Prelims Level
Mains Level
Prelims Syllabus : Governance- Schemes, Policies Mains Syllabus : GS-II- Government policies and interventions for development in various sectors and issues arising out of their design and implementation.

Why in News?

  • Recently Cabinet has approved for the relaxation of Aadhaar seeding for the beneficiaries under Pradhan Mantri Kisan Samman Nidhi (PM-Kisan).


  • Under the PM-Kisan scheme funds are released on the basis of Aadhaar seeded database.
  • However, it has not been possible to get 100% Aadhaar seeding for release of funds as per the prescribed time schedule before release of instalments.
  • So, in order to avoid any fore coming issues, government has taken the above step in a Proactive Manner.

About Pradhan Mantri Kisan Samman Nidhi Scheme:

  • With a view to provide income support to all land holding eligible farmer families, the Government has launched PM-KISAN. The scheme aims to supplement the financial needs of the farmers in procuring various inputs to ensure proper crop health and appropriate yields, commensurate with the anticipated farm income.
  • Under this programme, vulnerable landholding farmer families, having cultivable land upto 2 hectares, will be provided direct income support at the rate of Rs. 6,000 per year.
  • This income support will be transferred directly into the bank accounts of beneficiary farmers, in three equal instalments of Rs. 2,000 each.
  • The complete expenditure of Rs 75000 crore for the scheme will borne by the Union Government in 2019-20.

Why it is Needed?

  • Declining prices of agricultural commodities in the international market and fall in food inflation in India since 2017-18, relative to non-food sector, therefore reduced the returns from farming.
  • To increase the income of farmers as small and fragmented land holdings and their further divisions has contributed in declined income.
  • To provide structured income support for procuring inputs such as seeds, fertilizers, equipment, labour and other needs.
  • Around 12 crore small and marginal farmer families are expected to benefit from this.

What is a small and Marginal Landholder Family?

  • It comprises of husband, wife and minor children up to 18 years of age, who collectively own cultivable land up to two hectares as per the land records of the concerned states.

Similar Programmes by States:

1. KALIA or “Krushak Assistance for Livelihood and Income Augmentation” scheme of Odisha The aim of the scheme is to accelerate agricultural prosperity and reduce poverty in the State payments to encourage cultivation and associated activities. The scheme is being seen as a viable alternative to farm loan waivers.

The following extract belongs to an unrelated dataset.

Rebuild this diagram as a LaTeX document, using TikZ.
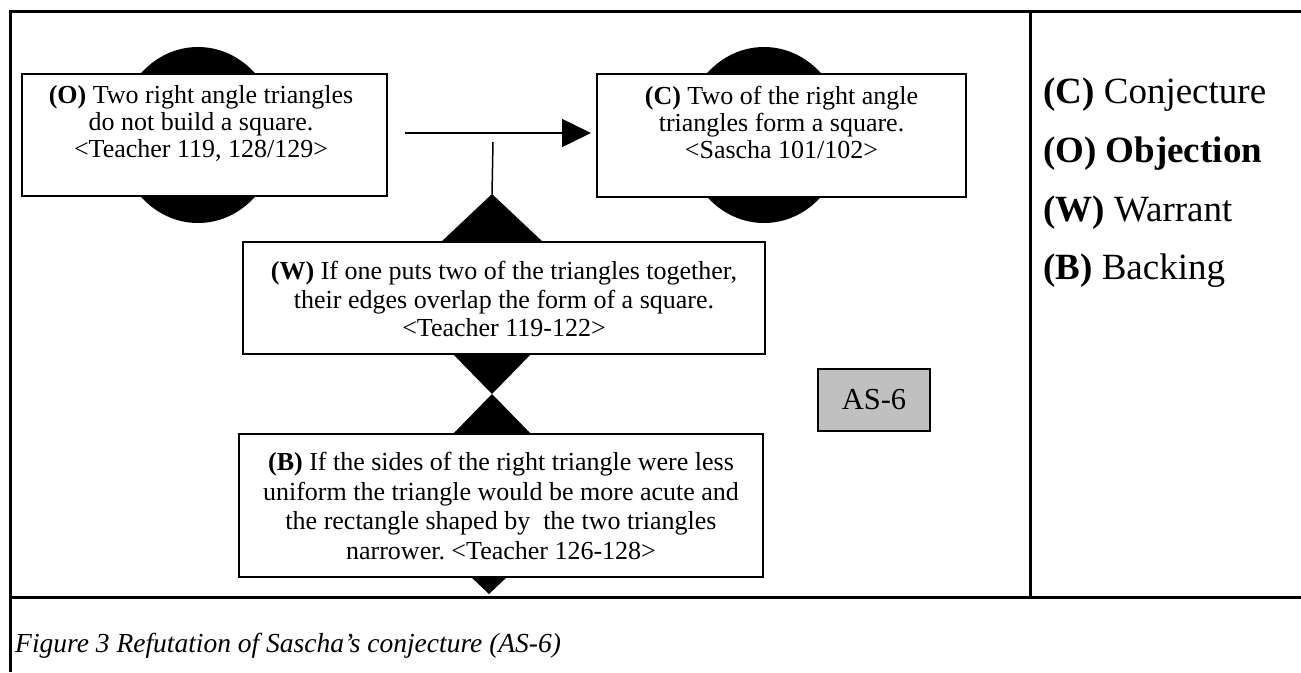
\documentclass[tikz,border=0pt]{standalone}
\usepackage{fontspec}
\setmainfont{Liberation Serif}
\usetikzlibrary{arrows.meta}
\frenchspacing
\begin{document}
\begin{tikzpicture}[x=1pt,y=-1pt,
  box/.style={draw, line width=1.3pt, fill=white, inner sep=0pt},
  txt/.style={align=center, inner sep=0pt, anchor=north, font=\fontsize{26}{28}\selectfont},
  leg/.style={anchor=base west, inner sep=0pt, font=\fontsize{37}{40}\selectfont},
  blob/.style={fill=black},
  frame/.style={line width=3pt},
  conn/.style={line width=1.5pt}]
\useasboundingbox (0,0) rectangle (1301,672);
% frame
\draw[frame] (1301,11) -- (10,11) -- (10,672);
\draw[frame] (10,597) -- (1301,597);
\draw[frame] (1030,11) -- (1030,597);
% decorations behind boxes
\fill[blob] (198,135) ellipse [x radius=80pt, y radius=88pt];
\fill[blob] (764,135) ellipse [x radius=80pt, y radius=88pt];
\coordinate (wa) at (492,194);
\fill[blob] (wa) -- (440,243) -- (544,243) -- cycle;
\coordinate (hg) at (492,394);
\fill[blob] (hg) -- (452,353) -- (532,353) -- cycle;
\fill[blob] (hg) -- (452,435) -- (532,435) -- cycle;
\coordinate (bt) at (489,594);
\fill[blob] (bt) -- (470,576) -- (508,576) -- cycle;
% boxes
\node[box, minimum width=365pt, minimum height=122pt] (O) at (204.5,135) {};
\node[box, minimum width=369pt, minimum height=123pt] (C) at (781.5,135.5) {};
\node[box, minimum width=522pt, minimum height=112pt] (W) at (504,298) {};
\node[box, minimum width=524pt, minimum height=143pt] (B) at (501,505.5) {};
\node[box, fill={rgb,255:red,192;green,192;blue,192}, minimum width=112pt, minimum height=62pt,
      font=\fontsize{30.5}{33}\selectfont] (AS) at (874,400) {AS-6};
% texts
\node[txt, font=\fontsize{26}{27}\selectfont] (Ot) at (201,85) {\textbf{(O)} Two right angle triangles\\do not build a square.\\<Teacher 119, 128/129>};
\node[txt, font=\fontsize{26}{27}\selectfont] (Ct) at (781.5,86) {\textbf{(C)} Two of the right angle\\triangles form a square.\\<Sascha 101/102>};
\node[txt, font=\fontsize{26}{28.5}\selectfont] (Wt) at (504,261) {\textbf{(W)} If one puts two of the triangles together,\\their edges overlap the form of a square.\\<Teacher 119-122>};
\node[txt, font=\fontsize{26}{29.5}\selectfont] (Bt) at (501,452) {\textbf{(B)} If the sides of the right triangle were less\\uniform the triangle would be more acute and\\the rectangle shaped by\ \ the two triangles\\narrower. <Teacher 126-128>};
% connectors
\coordinate (as) at (405,133);
\coordinate (at) at (591,133);
\draw[conn, -{Triangle[length=29pt,width=28pt]}] (as) -- (at);
\coordinate (vt) at (493,142);
\draw[conn] (vt) -- (wa);
% legend
\node[leg] (L1) at (1043,103) {\textbf{(C)} Conjecture};
\node[leg] (L2) at (1043,162) {\textbf{(O) Objection}};
\node[leg] (L3) at (1043,221) {\textbf{(W)} Warrant};
\node[leg] (L4) at (1043,279) {\textbf{(B)} Backing};
% caption
\node[anchor=base west, inner sep=0pt, font=\fontsize{27.5}{30}\selectfont\itshape] (cap) at (15,652) {Figure 3 Refutation of Sascha’s conjecture (AS-6)};
\end{tikzpicture}
\end{document}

2. Bhavantar Bhugtan Yojana in Madhya Pradesh

  • This was sought to provide relief to farmers by providing the differential between MSPs and market prices.

3. Rythu Bandhu scheme (Telangana)

  • It is a welfare program to support farmer’s investment for two crops a year. The government is providing 58.33 lakh farmers, Rs.4000 per acre per season to support the farm investment, twice a year, for rabi and kharif seasons. This was the first direct farmer investment support scheme in India, where the cash is paid directly.

Benefits of the scheme to Farmers:

  • Immediate impact is on reducing hunger and rural poverty.
  • Income support can be used to make a repayment or at least activate a bank account which can then receive a loan.
  • Increased investment in agricultural inputs, including farm implements and livestock.
  • Help households to overcome credit constraints and manage risk. This can increase productive investment, increase access to markets and stimulate local economies.
  • Serve as an important complement to a broader rural development agenda, including a pro-poor growth strategy focusing on agriculture.

Challenges with Cash Transfers- Criticisms:

  • Absolving From Responsibilities: A targeted cash transfer scheme envisions the role of the state to only providing cash income to the poor. This kind of approach seeks to absolve the state of its responsibility in providing basic services such as health, education, nutrition and livelihood.
  • DBT not an alternative to Subsidies: Cash transfer scheme cannot be substituted for subsidies and other institutional support systems. In fact, such cash transfer schemes could be counter productive and may lead to more distress.
  • Not an alternative to Structural Reforms: Cash transfer is neither a substitute for the structural reforms needed in agriculture, nor does it adequately compensate the farmer for the risks and uncertainty of crop cultivation.
  • Absence of proper tenancy records: Such a scenario only benefits the absentee landlords.